Hawai'i Homegrown Report
Midwest culture shock for duo
By Dennis Anderson
Advertiser Staff Writer
What happens when two girls from Hawai'i go to Kansas City, Mo., for college?
If they are Noe Perreira of Kalaheo, Kaua'i, and Char Wong of Pearl City, they change it into a little slice of Hawai'i in the Midwest.
Perreira, an all-state volleyball player for Waimea High in 1998, and Wong, a starter on Kamehameha's state championship team in '98, accepted volleyball scholarships to NCAA Division I University of Missouri-Kansas City in 1999. But they were not prepared for the environment.
"People on the streets are not friendly, they don't say please or thank you," Perreira said. "Very few wave or let you cross the street in a crosswalk or let you into the (driving) lane."
You were not on Kaua'i any more, Noe.
"There is no way we would have made it without each other," Wong said. "I think I might have gone home the first day."

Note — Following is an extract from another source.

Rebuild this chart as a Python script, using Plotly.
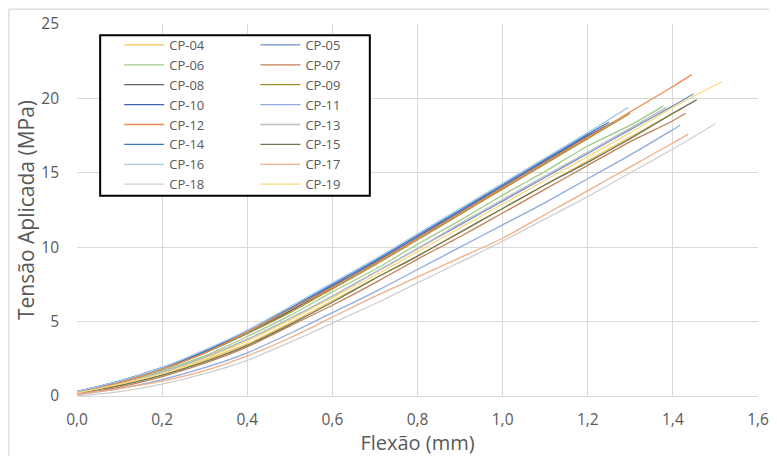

Volleyball was different, too. "Teams at home play like every point is game point," Perreira said. "A lot of players (on the Mainland) don't know how to play with their heart. ... And the motivation is totally opposite negative reinforcement instead of positive."
Perreira and Wong couldn't change Kansas City, but their impact on their teammates in three years has been profound.
"Our team would not be the same without them," said Katie Keating, a junior from Orange County, Calif. "They are so friendly and so loving and so caring ... They share their culture and it's part of our team now."
The Missouri-Kansas City volleyball players not only warm up to a tape of Hawaiian music now, they say "puka" for hole in the block, "pau" and "aloha ball."
Off the court, a lot of them are wearing slippers which they remove before entering Perreira's and Wong's apartment eating Spam musubi, rice, and the lomi salmon, lau lau and kalua pig that Perreira's and Wong's parents send them from Hawai'i. They even suck on li hing mui.
"They adapted to us," Wong said.
"The only Hawaiian thing I don't like is poi," Keating said. "It's awful."
The Hawai'i-style volleyball Perreira and Wong brought to Kansas City has "rubbed off" on their teammates, too, Keating said. "At practice, sometimes you don't want to be there, but Char (a co-captain) is yelling at everybody, she pumps us up.
"Their concept is team. You can tell their love and passion for volleyball and never giving up," Keating said. "I wouldn't trade them for anything in the world."
Perreira, a 6-footer, shared time at middle hitter this season after two years as a reserve. Perreira led the team in blocks per game with 1.02 and was third in kills with 2.14. She received the Kangaroos' Volleyball Spirit Award.
Wong, the shortest player on the team at 5-1, subbed for Perreira and Sarah Foster in the back row, playing in 103 of 106 games and averaging 1.52 digs for the 8-20 Kangaroos.
"We grew up a lot here," Perreira said. "When you're away from your comfort zone, you learn to fend for yourself. I became more outspoken; if I have something to say now, I say it. If somebody is rude or cuts in front of me in line, I can say something back."
The best part of the whole experience, Perreira said, is "the friendships that we built. The girls on the team are awesome, incredible.
"I wouldn't change it for the world."